STORED DATA:
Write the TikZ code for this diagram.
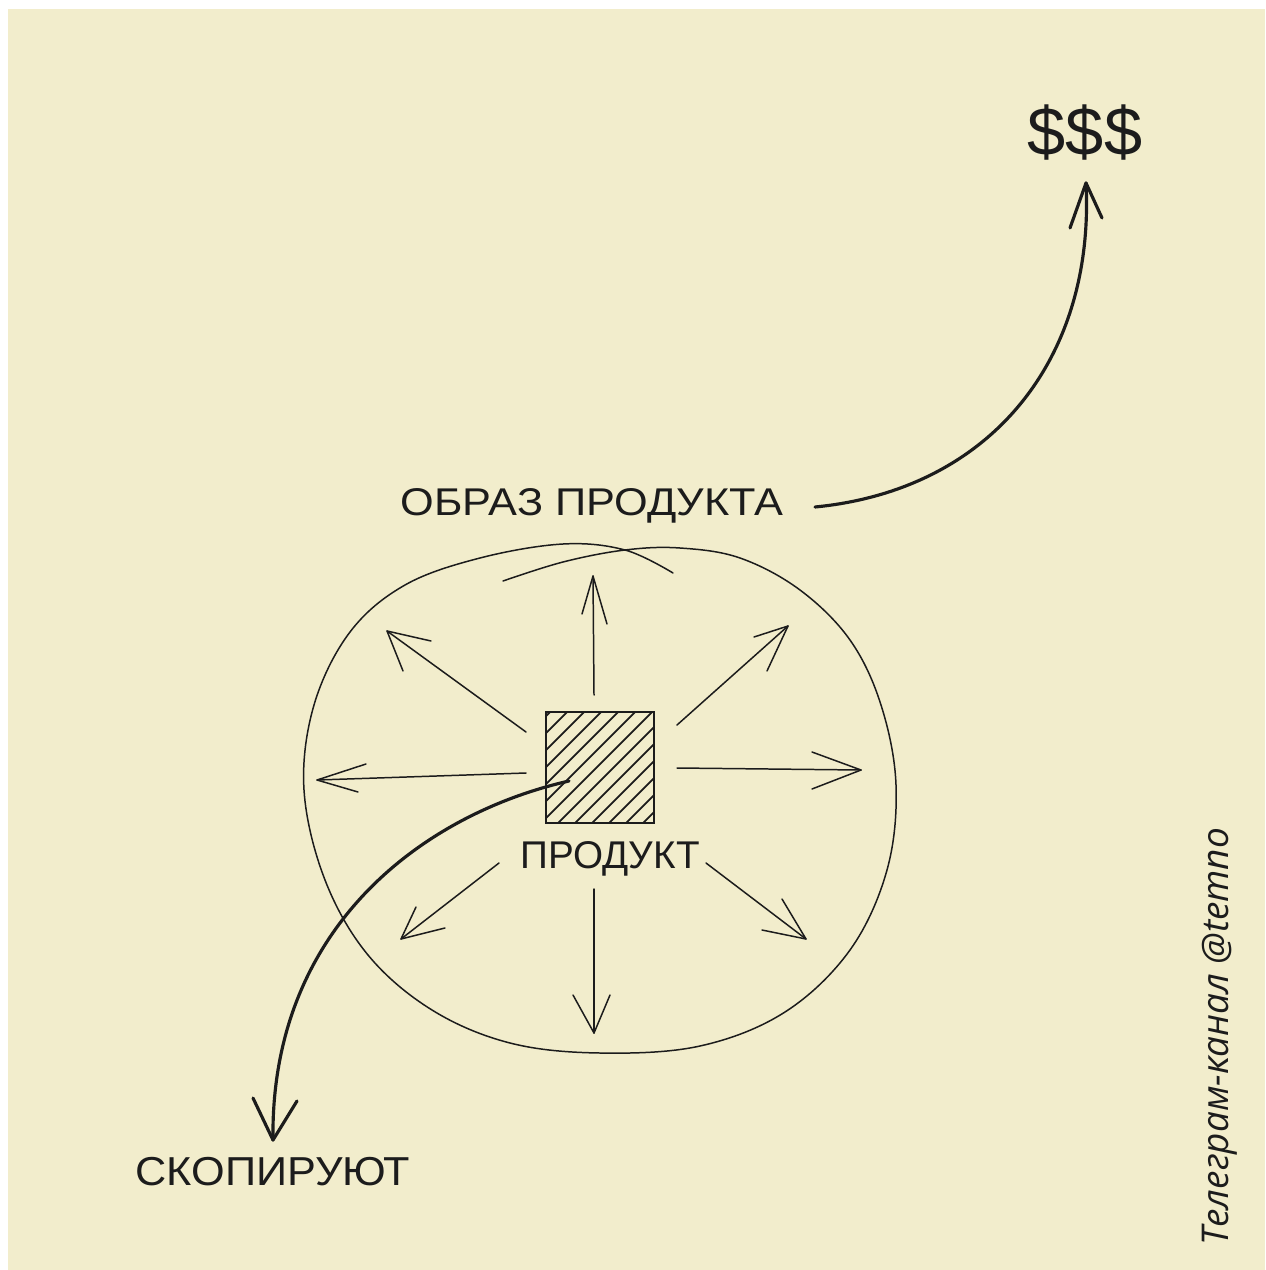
\documentclass[tikz,border=0pt]{standalone}
\usepackage{fontspec}
\setmainfont{Liberation Sans}
\newfontfamily\tgfont{Open Sans}
\definecolor{bg}{HTML}{F2EDCC}
\definecolor{ink}{HTML}{1C1C1C}
\begin{document}
\begin{tikzpicture}[x=0.02cm,y=-0.02cm,
  thinink/.style={draw=ink,line width=0.85pt,line cap=round,line join=round},
  thickink/.style={draw=ink,line width=1.8pt,line cap=round,line join=round},
  hand/.style={text=ink,inner sep=0pt,font=\fontsize{22pt}{24pt}\selectfont}]
\useasboundingbox (0,0) rectangle (1265,1270);
\fill[white] (0,0) rectangle (1265,1270);
\fill[bg] (8,9) rectangle (1265,1270);

% outer hand-drawn ellipse (ends overlap at the top)
\draw[thinink] plot[smooth, tension=0.6] coordinates {
 (503,581) (563,562) (625,550) (680,548) (740,558) (800,590) (850,640)
 (881,705) (896,785) (887,870) (850,950) (785,1012) (700,1046) (600,1053)
 (510,1043) (432,1010) (368,955) (325,880) (304,790) (314,705) (350,632)
 (405,585) (480,558) (563,544) (625,550) (673,573)};

% product square
\node[draw=ink,line width=0.85pt,minimum width=2.16cm,minimum height=2.22cm,inner sep=0pt] (square) at (600,767.5) {};
\begin{scope}
  \clip (square.south west) rectangle (square.north east);
  \foreach \c in {1262,1279,...,1475} {
    \draw[thinink,line width=1pt] (\c-850,850) -- (\c-690,690);
  }
\end{scope}

% labels
\node[hand,xscale=1.12] (obraz) at (592,506) {ОБРАЗ ПРОДУКТА};
\node[hand] (produkt) at (610,859) {ПРОДУКТ};
\node[hand,font=\fontsize{23pt}{25pt}\selectfont,xscale=1.07] (skop) at (273,1172) {СКОПИРУЮТ};
\node[hand,font=\fontsize{39pt}{42pt}\selectfont] (money) at (1085,133) {\$\$\$};
\node[text=ink,rotate=90,inner sep=0pt,font=\tgfont\itshape\fontsize{21pt}{24pt}\selectfont] (tg) at (1220,1037) {Телеграм-канал @temno};

% radiating arrows
\foreach \sx/\sy/\tx/\ty/\ax/\ay/\bx/\by in {
  594/695/593/576/582/614/607/624,
  526/732/387/631/431/641/403/671,
  677/725/788/626/754/637/767/671,
  526/773/317/780/366/764/358/792,
  677/768/861/770/812/752/812/789,
  499/863/401/939/416/907/445/928,
  594/889/594/1033/573/995/610/995,
  706/863/806/939/782/899/762/930} {
  \coordinate (s) at (\sx,\sy);
  \coordinate (t) at (\tx,\ty);
  \draw[thinink] (s) -- (t);
  \draw[thinink] (\ax,\ay) -- (t) -- (\bx,\by);
}

% thick curved arrow to "$$$"
\coordinate (obrazend) at (815,507);
\coordinate (moneytip) at (1086,183);
\draw[thickink] (obrazend) .. controls (990,490) and (1095,360) .. (moneytip);
\draw[thickink] (1070,228) -- (moneytip) -- (1102,218);

% thick curved arrow from product to "скопируют"
\coordinate (prodin) at (569,781);
\coordinate (skoptip) at (273,1140);
\draw[thickink] (prodin) .. controls (420,815) and (270,930) .. (skoptip);
\draw[thickink] (253,1098) -- (skoptip) -- (297,1101);
\end{tikzpicture}
\end{document}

DIRECTION: Print out the material word for word, omitting the pictures.

EXERCISE RESULT:
Write the TikZ code for this diagram.
\documentclass[tikz,border=0pt]{standalone}
\usepackage{fontspec}
\setmainfont{Liberation Sans}
\newfontfamily\tgfont{Open Sans}
\definecolor{bg}{HTML}{F2EDCC}
\definecolor{ink}{HTML}{1C1C1C}
\begin{document}
\begin{tikzpicture}[x=0.02cm,y=-0.02cm,
  thinink/.style={draw=ink,line width=0.85pt,line cap=round,line join=round},
  thickink/.style={draw=ink,line width=1.8pt,line cap=round,line join=round},
  hand/.style={text=ink,inner sep=0pt,font=\fontsize{22pt}{24pt}\selectfont}]
\useasboundingbox (0,0) rectangle (1265,1270);
\fill[white] (0,0) rectangle (1265,1270);
\fill[bg] (8,9) rectangle (1265,1270);

% outer hand-drawn ellipse (ends overlap at the top)
\draw[thinink] plot[smooth, tension=0.6] coordinates {
 (503,581) (563,562) (625,550) (680,548) (740,558) (800,590) (850,640)
 (881,705) (896,785) (887,870) (850,950) (785,1012) (700,1046) (600,1053)
 (510,1043) (432,1010) (368,955) (325,880) (304,790) (314,705) (350,632)
 (405,585) (480,558) (563,544) (625,550) (673,573)};

% product square
\node[draw=ink,line width=0.85pt,minimum width=2.16cm,minimum height=2.22cm,inner sep=0pt] (square) at (600,767.5) {};
\begin{scope}
  \clip (square.south west) rectangle (square.north east);
  \foreach \c in {1262,1279,...,1475} {
    \draw[thinink,line width=1pt] (\c-850,850) -- (\c-690,690);
  }
\end{scope}

% labels
\node[hand,xscale=1.12] (obraz) at (592,506) {ОБРАЗ ПРОДУКТА};
\node[hand] (produkt) at (610,859) {ПРОДУКТ};
\node[hand,font=\fontsize{23pt}{25pt}\selectfont,xscale=1.07] (skop) at (273,1172) {СКОПИРУЮТ};
\node[hand,font=\fontsize{39pt}{42pt}\selectfont] (money) at (1085,133) {\$\$\$};
\node[text=ink,rotate=90,inner sep=0pt,font=\tgfont\itshape\fontsize{21pt}{24pt}\selectfont] (tg) at (1220,1037) {Телеграм-канал @temno};

% radiating arrows
\foreach \sx/\sy/\tx/\ty/\ax/\ay/\bx/\by in {
  594/695/593/576/582/614/607/624,
  526/732/387/631/431/641/403/671,
  677/725/788/626/754/637/767/671,
  526/773/317/780/366/764/358/792,
  677/768/861/770/812/752/812/789,
  499/863/401/939/416/907/445/928,
  594/889/594/1033/573/995/610/995,
  706/863/806/939/782/899/762/930} {
  \coordinate (s) at (\sx,\sy);
  \coordinate (t) at (\tx,\ty);
  \draw[thinink] (s) -- (t);
  \draw[thinink] (\ax,\ay) -- (t) -- (\bx,\by);
}

% thick curved arrow to "$$$"
\coordinate (obrazend) at (815,507);
\coordinate (moneytip) at (1086,183);
\draw[thickink] (obrazend) .. controls (990,490) and (1095,360) .. (moneytip);
\draw[thickink] (1070,228) -- (moneytip) -- (1102,218);

% thick curved arrow from product to "скопируют"
\coordinate (prodin) at (569,781);
\coordinate (skoptip) at (273,1140);
\draw[thickink] (prodin) .. controls (420,815) and (270,930) .. (skoptip);
\draw[thickink] (253,1098) -- (skoptip) -- (297,1101);
\end{tikzpicture}
\end{document}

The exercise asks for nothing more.